Skin tags, dry or itchy skin, and darkened skin around the shins are other dermatological clues that can show up before a formal diagnosis.
Fatigue and Irritability
Feeling exhausted despite getting enough sleep is one of the most common but least specific signs of diabetes. Your cells aren’t getting glucose efficiently, so you’re essentially running on empty even when there’s plenty of sugar circulating in your blood. This energy deficit affects your mood too. Many people report feeling unusually irritable or having difficulty concentrating before they’re diagnosed. Because fatigue has dozens of possible causes, it’s easy to dismiss, but combined with any of the other signs on this list, it becomes much more meaningful.
How Symptoms Differ by Type
Type 1 diabetes symptoms develop quickly, often over just a few days or weeks. This rapid onset happens because the immune system destroys the insulin-producing cells in the pancreas, and without insulin, glucose builds up in the blood fast. Type 1 is more commonly diagnosed in children and young adults, and the dramatic symptoms (rapid weight loss, extreme thirst, constant urination) tend to bring people to the doctor before long.

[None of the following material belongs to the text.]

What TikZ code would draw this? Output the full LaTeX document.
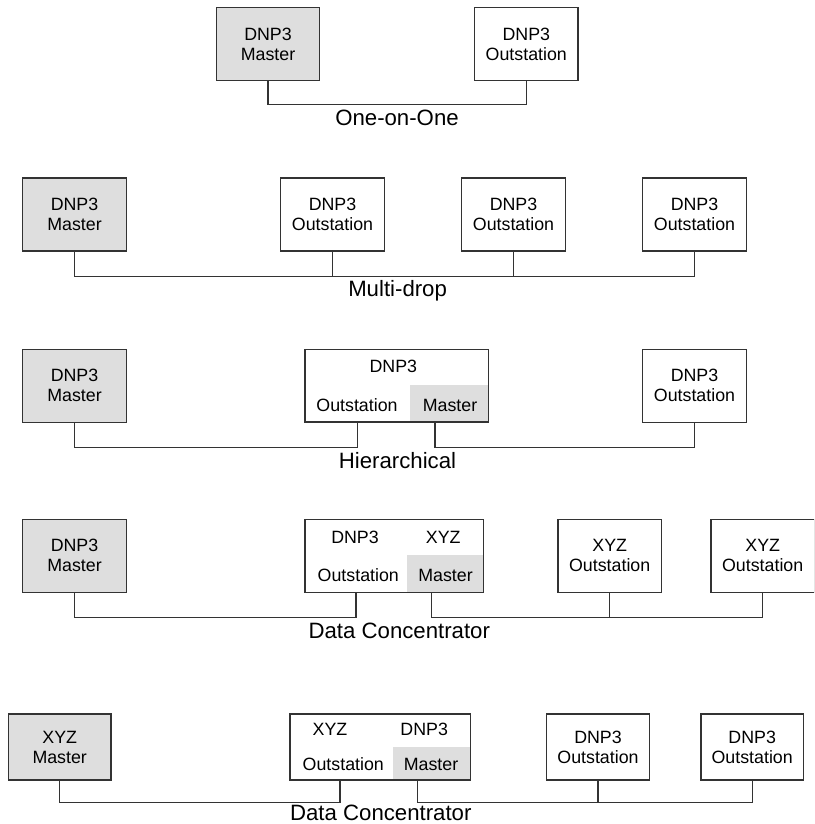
\documentclass[tikz,border=0pt]{standalone}
\usepackage{fontspec}
\setmainfont{Liberation Sans}
\usetikzlibrary{calc}
\definecolor{edgegray}{HTML}{333333}
\definecolor{masterfill}{HTML}{DEDEDE}
\newcommand{\dnpboxfont}{\fontsize{17.8pt}{20pt}\selectfont}
\newcommand{\dnpcapfont}{\fontsize{22.2pt}{26pt}\selectfont}
\begin{document}
\begin{tikzpicture}[x=1pt,y=-1pt,
  box/.style={draw=edgegray, line width=1.4pt, minimum width=103.5pt,
    minimum height=73pt, inner sep=0pt, align=center, font=\dnpboxfont},
  smallbox/.style={box, minimum width=102.7pt, minimum height=66pt},
  master/.style={fill=masterfill},
  hubbox/.style={draw=edgegray, line width=1.4pt, inner sep=0pt},
  shade/.style={fill=masterfill, inner sep=0pt, anchor=south east},
  word/.style={anchor=base, inner sep=0pt, font=\dnpboxfont},
  captext/.style={anchor=base, inner sep=0pt, font=\dnpcapfont},
  link/.style={draw=edgegray, line width=1.4pt}]
\useasboundingbox (0,0) rectangle (814,824);
\clip (0,0) rectangle (814,824);

% ---- One-on-One
\node[box, master] (m1) at (268,44) {DNP3\\Master};
\node[box] (o1) at (526.3,44) {DNP3\\Outstation};
\draw[link] (m1.south) -- ++(0,23.3) coordinate (b1) -| (o1.south);
\node[captext] (c1) at (397,125) {One-on-One};

% ---- Multi-drop
\node[box, master] (m2) at (74.5,214.5) {DNP3\\Master};
\node[box] (o2a) at (332.5,214.5) {DNP3\\Outstation};
\node[box] (o2b) at (513.5,214.5) {DNP3\\Outstation};
\node[box] (o2c) at (694.5,214.5) {DNP3\\Outstation};
\draw[link] (m2.south) -- ++(0,25) coordinate (b2) -| (o2c.south);
\draw[link] (o2a.south) -- (o2a.south |- b2);
\draw[link] (o2b.south) -- (o2b.south |- b2);
\node[captext] (c2) at (397.6,296.5) {Multi-drop};

% ---- Hierarchical
\node[box, master] (m3) at (74.5,385.8) {DNP3\\Master};
\node[shade, minimum width=78.3pt, minimum height=37pt] (g3) at (488.3,422) {};
\node[hubbox, minimum width=183.3pt, minimum height=72.7pt] (h3) at (396.7,385.7) {};
\node[word] (h3t) at (393.3,372) {DNP3};
\node[word] (h3os) at (357,411.7) {Outstation};
\node[word] (h3ms) at (450,411.7) {Master};
\coordinate (h3o) at ($(h3.south west)+(53.3,0)$);
\coordinate (h3m) at ($(h3.south west)+(130.7,0)$);
\node[box] (o3) at (694.5,385.8) {DNP3\\Outstation};
\draw[link] (m3.south) -- ++(0,24.5) coordinate (b3) -| (h3o);
\draw[link] (h3m) -- (h3m |- b3) -| (o3.south);
\node[captext] (c3) at (397.5,468) {Hierarchical};

% ---- Data Concentrator (DNP3 to XYZ)
\node[box, master] (m4) at (74.5,555.7) {DNP3\\Master};
\node[shade, minimum width=76pt, minimum height=37.3pt] (g4) at (483.3,592.3) {};
\node[hubbox, minimum width=178.3pt, minimum height=73pt] (h4) at (394.2,555.8) {};
\node[word] (h4t1) at (355,543.3) {DNP3};
\node[word] (h4t2) at (443.3,543.3) {XYZ};
\node[word] (h4os) at (358.3,581.7) {Outstation};
\node[word] (h4ms) at (445.5,581.7) {Master};
\coordinate (h4o) at ($(h4.south west)+(51.7,0)$);
\coordinate (h4m) at ($(h4.south west)+(127.3,0)$);
\node[box] (o4a) at (609.7,555.7) {XYZ\\Outstation};
\node[box] (o4b) at (762.7,555.7) {XYZ\\Outstation};
\draw[link] (m4.south) -- ++(0,24.7) coordinate (b4) -| (h4o);
\draw[link] (h4m) -- (h4m |- b4) -| (o4b.south);
\draw[link] (o4a.south) -- (o4a.south |- b4);
\node[captext] (c4) at (399.3,638.3) {Data Concentrator};

% ---- Data Concentrator (XYZ to DNP3)
\node[smallbox, master] (m5) at (59.7,747) {XYZ\\Master};
\node[shade, minimum width=77.4pt, minimum height=32.7pt] (g5) at (470.7,780) {};
\node[hubbox, minimum width=180.7pt, minimum height=66pt] (h5) at (380.3,747) {};
\node[word] (h5t1) at (330,735) {XYZ};
\node[word] (h5t2) at (424.2,735) {DNP3};
\node[word] (h5os) at (343.3,770.7) {Outstation};
\node[word] (h5ms) at (431,770.7) {Master};
\coordinate (h5o) at ($(h5.south west)+(50.7,0)$);
\coordinate (h5m) at ($(h5.south west)+(128.3,0)$);
\node[smallbox] (o5a) at (598,747) {DNP3\\Outstation};
\node[smallbox] (o5b) at (752.2,747) {DNP3\\Outstation};
\draw[link] (m5.south) -- ++(0,22) coordinate (b5) -| (h5o);
\draw[link] (h5m) -- (h5m |- b5) -| (o5b.south);
\draw[link] (o5a.south) -- (o5a.south |- b5);
\node[captext] (c5) at (380.8,820.5) {Data Concentrator};
\end{tikzpicture}
\end{document}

Type 2 diabetes is a different story. Symptoms develop slowly, over several years, and many people have no noticeable symptoms at all in the early stages. Insulin resistance builds gradually, and the pancreas compensates by producing more insulin for a while before it can no longer keep up. This is why type 2 is often caught through routine bloodwork rather than because someone felt sick. An estimated one in five people with diabetes don’t know they have it.
Emergency Warning Signs
Diabetic ketoacidosis (DKA) is a dangerous complication that occurs most often in type 1 diabetes but can happen in type 2 as well. When the body can’t use glucose at all, it breaks down fat for fuel and produces acidic byproducts called ketones. When ketones build up too quickly, the blood becomes dangerously acidic. Warning signs include fast, deep breathing, fruity-smelling breath, nausea and vomiting, stomach pain, dry skin and mouth, a flushed face, and extreme fatigue. DKA can progress from mild symptoms to a medical emergency within hours and requires immediate treatment.
When Blood Sugar Numbers Confirm the Signs
If you’re experiencing any of these signs, a simple blood test can tell you where you stand. The most common tests and their diagnostic thresholds, according to the American Diabetes Association:
- A1C test: Measures your average blood sugar over the past two to three months. Below 5.7% is normal, 5.7% to 6.4% indicates prediabetes, and 6.5% or higher means diabetes.
- Fasting blood glucose: Taken after an overnight fast. Below 100 mg/dL is normal, 100 to 125 mg/dL is prediabetes, and 126 mg/dL or higher is diabetes.
- Oral glucose tolerance test: Measures blood sugar two hours after drinking a sugary solution. Below 140 mg/dL is normal, 140 to 199 mg/dL is prediabetes, and 200 mg/dL or higher is diabetes.
A random blood glucose reading of 200 mg/dL or higher, taken at any time of day regardless of when you last ate, also meets the threshold for a diabetes diagnosis when symptoms are present. Prediabetes is worth catching too, because it’s the stage where lifestyle changes (losing a modest amount of weight, increasing physical activity) are most effective at preventing or delaying progression to type 2 diabetes.